What I don’t want to know are the things I’m doing wrong to cause my own suffering. That’s the scary, hard truth.
Being in utter darkness about why I’m not getting what I want is more comfortable than the knowledge that it’s because of some attitude or behavior of mine that’s out of whack. It’s easier to handle being treated badly by someone for no apparent reason than to find it it’s because I’m an unpleasant conversationalist.
I’m not alone in aversion to self-knowledge. It seems to be part of the human condition.
It’s one of the reasons employers rarely give reasons for not hiring candidates. It’s not too hard to handle not getting a job offer without knowing why. It affords the comfort of conjecture. Maybe the company is just stupid. Maybe the boss’s nephew had an inside track all along. Those possibilities are livewithable. I’m not going to send an angry email to the company if I don’t know why I didn’t get hired.
But if I find out I wasn’t hired because something I said offended the interviewer, they think I have weak attention to detail, and the way I handled a question about my previous work came across as cavalier, I’m going think they are wrong. I’m gonna be mad. Employers know that the more detailed rejection feedback they provide me, the more likely I am to send an angry response. More information about how I can improve means more points of disagreement and more fodder for rage.

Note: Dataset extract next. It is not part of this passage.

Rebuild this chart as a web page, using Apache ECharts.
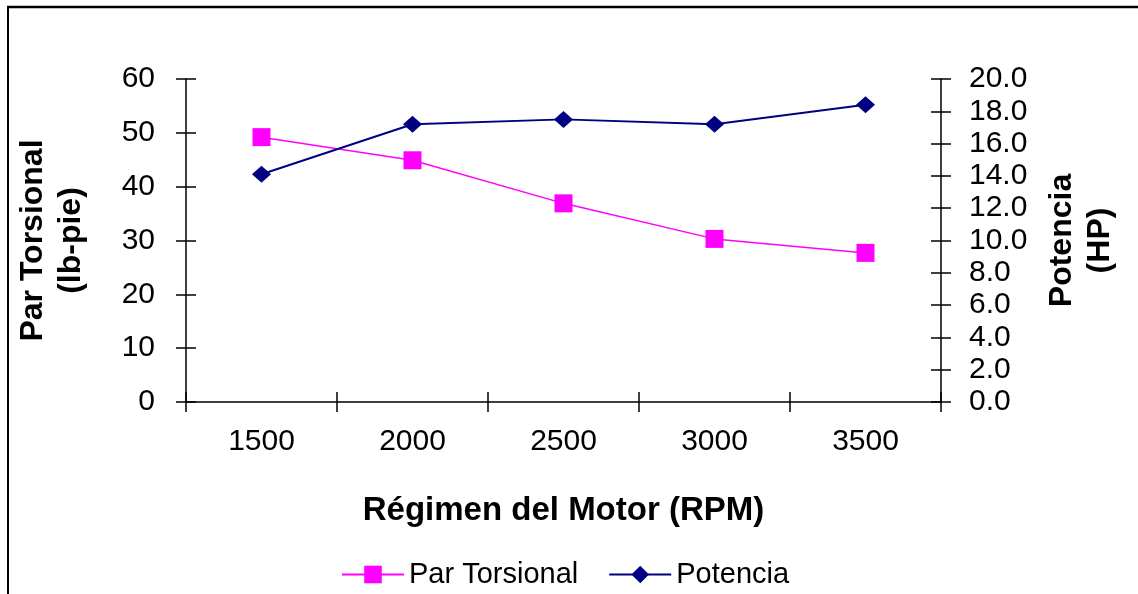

Truths I can control are also the most important. That’s what makes them so scary. I know they can submarine me. And I know it doesn’t just take mental toughness and acceptance like truths out of my control. It also takes ownership, action, and discipline.
Ouch.
But there’s hope in this too.
If I can learn to seek truths about myself with the same openness as I seek truths about the world outside myself, I will be invincible. If I can handle what I discover and maintain self-honesty about my self-knowledge, there is nothing I can’t do. In other words, the greatest single determinant of my quality of life is something within my control.
That’s the comforting, terrifying truth.